= Lizzie Collingham =

English food historian

Lizzie Collingham is an independent scholar known for her books on English food culture, including the 2006 book Curry: A Tale of Cooks and Conquerors. Collingham won the Guild of Food Writers Food Book Award in 2018 for The Hungry Empire.

== Early life ==

Lizzie Collingham was born in England in 1969. She gained her BA at the University of Sussex in 1991, and an MA at the University of York in 1992. She earned her PhD on the "British body in India (1800–1947)" at the University of Cambridge in 1997.

== Career ==

Collingham began her career teaching history at the University of Warwick. From there she became a junior research fellow at Jesus College, Cambridge. She then chose to work independently, remaining as a bye-fellow of Jesus College. She has been a writing fellow for the Royal Literary Fund at the University of East Anglia and has worked in other colleges at the University of Cambridge, including Newnham College. She has served as a specialist lecturer on food for Martin Randall Travel.

== Reception ==

=== Curry ===

Reviewing Curry: A Tale of Cooks and Conquerors for Eclectica, Niranjana Iyer wrote that as an Indian living in the West, he read the book with delight. He notes that the spice most characteristic of Indian cuisine and the British Vindaloo curry was brought by Christopher Columbus from the New World to Spain, and then by Vasco da Gama from Portugal to India. "Vindaloo" itself is, he writes, garbled Portuguese vinho e alhos, "wine and garlic". He notes, too, that chai was invented by the British and then adopted by Indians. His only regret is that there are few vegetarian curries in the book.

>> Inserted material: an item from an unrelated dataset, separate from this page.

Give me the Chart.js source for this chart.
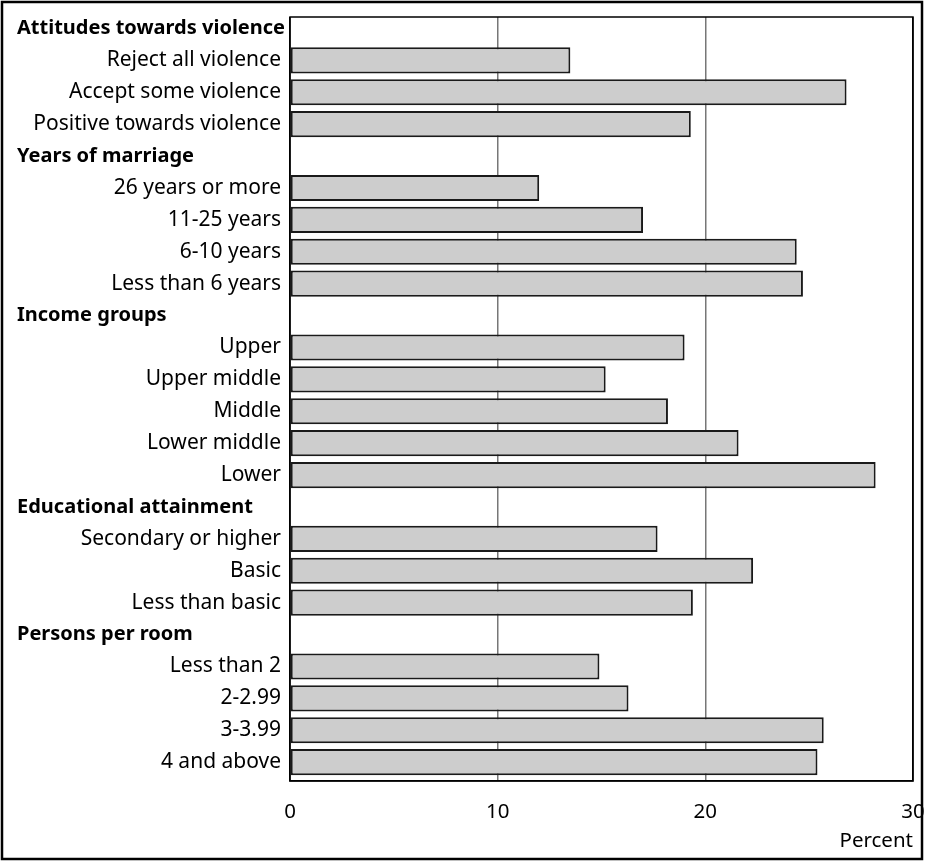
<!DOCTYPE html>
<html>
<head>
<meta charset="utf-8">
<script src="https://cdn.jsdelivr.net/npm/chart.js@4/dist/chart.umd.min.js"></script>
<style>
  html, body { margin: 0; padding: 0; background: #fff; }
  #wrap { position: relative; width: 925px; height: 861px; }
</style>
</head>
<body>
<div id="wrap"><canvas id="barChart"></canvas></div>
<script>
// rows top to bottom; group headers have no bar
const categories = [
  "Attitudes towards violence", "Reject all violence", "Accept some violence", "Positive towards violence",
  "Years of marriage", "26 years or more", "11-25 years", "6-10 years", "Less than 6 years",
  "Income groups", "Upper", "Upper middle", "Middle", "Lower middle", "Lower",
  "Educational attainment", "Secondary or higher", "Basic", "Less than basic",
  "Persons per room", "Less than 2", "2-2.99", "3-3.99", "4 and above"
];
const groupHeaders = [
  "Attitudes towards violence", "Years of marriage", "Income groups",
  "Educational attainment", "Persons per room"
];
const percentValues = [
  null, 13.5, 26.8, 19.3,
  null, 12.0, 17.0, 24.4, 24.7,
  null, 19.0, 15.2, 18.2, 21.6, 28.2,
  null, 17.7, 22.3, 19.4,
  null, 14.9, 16.3, 25.7, 25.4
];
const xTicks = [0, 10, 20, 30];
const xTitle = "Percent";

const FONT = "'Noto Sans', 'Open Sans', sans-serif";

// one point per row that has a bar; y is the row index
const barPoints = [];
percentValues.forEach((v, i) => { if (v !== null) barPoints.push({ x: v, y: i }); });

// frame around the whole figure, box around plot, bold group headers
const decorations = {
  id: "decorations",
  afterDraw(chart) {
    const { ctx, chartArea: a } = chart;
    const yScale = chart.scales.y;
    ctx.save();
    ctx.strokeStyle = "#000";
    ctx.lineWidth = 1.5;
    ctx.strokeRect(a.left, a.top, a.right - a.left, a.bottom - a.top);
    ctx.lineWidth = 2.5;
    ctx.strokeRect(2, 2, chart.width - 5, chart.height - 4);
    ctx.fillStyle = "#000";
    ctx.font = "bold 20px " + FONT;
    ctx.textAlign = "left";
    ctx.textBaseline = "middle";
    categories.forEach((c, i) => {
      if (groupHeaders.includes(c)) {
        ctx.fillText(c, 17, yScale.getPixelForValue(i));
      }
    });
    ctx.restore();
  }
};

new Chart(document.getElementById("barChart"), {
  type: "bar",
  data: {
    datasets: [{
      data: barPoints,
      backgroundColor: "#cdcdcd",
      borderColor: "#1a1a1a",
      borderWidth: 2,
      borderSkipped: false,
      barPercentage: 0.82,
      categoryPercentage: 1.0
    }]
  },
  options: {
    indexAxis: "y",
    responsive: true,
    maintainAspectRatio: false,
    animation: false,
    layout: { padding: { top: 17, right: 12, bottom: 0, left: 0 } },
    plugins: {
      legend: { display: false },
      tooltip: { enabled: false }
    },
    scales: {
      x: {
        type: "linear",
        min: 0,
        max: 30,
        afterBuildTicks: (scale) => { scale.ticks = xTicks.map(v => ({ value: v })); },
        afterFit: (scale) => {
          scale.height = 80;
          scale.paddingLeft = 0;
          scale.paddingRight = 0;
        },
        grid: {
          drawTicks: false,
          color: (c) => (c.tick && (c.tick.value === 0 || c.tick.value === 30)) ? "#000" : "#777",
          lineWidth: 1.5
        },
        border: { display: true, color: "#000", width: 1.5 },
        ticks: {
          color: "#000",
          padding: 19,
          font: { family: FONT, size: 20.5 }
        },
        title: {
          display: true,
          text: xTitle,
          align: "end",
          color: "#000",
          font: { family: FONT, size: 20.5 },
          padding: { top: 0, bottom: 8 }
        }
      },
      y: {
        type: "linear",
        reverse: true,
        offset: false,
        min: -0.36,
        max: 23.59,
        afterBuildTicks: (scale) => { scale.ticks = categories.map((c, i) => ({ value: i })); },
        afterFit: (scale) => {
          scale.width = 290;
          scale.paddingTop = 0;
          scale.paddingBottom = 0;
        },
        grid: { display: false, drawTicks: false, offset: false },
        border: { display: false },
        ticks: {
          color: "#000",
          padding: 9,
          autoSkip: false,
          font: { family: FONT, size: 21 },
          callback: (v) => groupHeaders.includes(categories[v]) ? "" : categories[v]
        }
      }
    }
  },
  plugins: [decorations]
});
</script>
</body>
</html>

William Grimes, reviewing Curry for The New York Times, described it as a "fascinating if digressive inquiry", into one of the world's "most internationalized foods". He notes Japan's curry rice karee raisu and Samoa's canned fish and corned beef curry, alongside New York's kosher curries, or the British curried chicken Kiev. Grimes comments that the subject in Collingham's hands is far wider than curry, as it explores Indian cuisine's "often bizarre" cultural exchanges and its global export, stating that "it is a British invention".

Writing in The Guardian, Nicola Barr commented that Collingham counters the view that dishes like (chicken) tikka masala are somehow "less authentic" than some supposedly "pure" dish in India. Barr notes Collingham's analysis, that Indian food "has always been the product of cultural integration, its flavours influenced by colonisation and emigration from the days of the British Raj."

=== The Hungry Empire ===

Kwasi Kwarteng, in The Guardian, calls The Hungry Empire "an energetic and refreshing account of a little considered aspect of British history." He comments that Collingham uses people's diet to analyse their "complex, even chaotic international connections." The book, based on 20 meals, examines each meal's story about the British Empire. Christmas pudding, Kwarteng writes, was considered a national dish and personified as a "blackamoor who derives his extraction from the spice lands", because its dried fruits, spices, and sugar all came from the colonies. He comments that Collingham's is a "remarkable achievement" to make an old subject so exciting.

=== The Taste of War ===

The Guardians review of The Taste of War, by Lara Feigel, states that war and famine go together, sometimes as a deliberate strategy. Both Germany and Britain prevented populations from getting their food during the Second World War. Feigel complains that Collingham was writing "two books at once": one of history, one of a "prehistory of the present", showing how the past governs the present; in her view, the book should have had "a single, chronological narrative". But overall, she found the book "timely and sensible" as the need to share food equitably is again becoming an issue.

== Books ==

- Collingham, Lizzie (2001). "Imperial Bodies: The Physical Experience of the Raj, c. 1800–1947"
- Collingham, Lizzie (2005). "Curry: A Biography of a Dish"
- Collingham, Lizzie (2006). "Curry: A Tale of Cooks and Conquerors"
- Collingham, Lizzie (2013). "The Taste of War: World War II and the Battle for Food"
- Collingham, Lizzie (2017). "The Hungry Empire: How Britain's Quest for Food Shaped the Modern World"
- Collingham, Lizzie (2021). "The Biscuit: The History of a Very British Indulgence"

== Honours and distinctions ==

Collingham won the Guild of Food Writers Food Book Award 2018 for her book The Hungry Empire.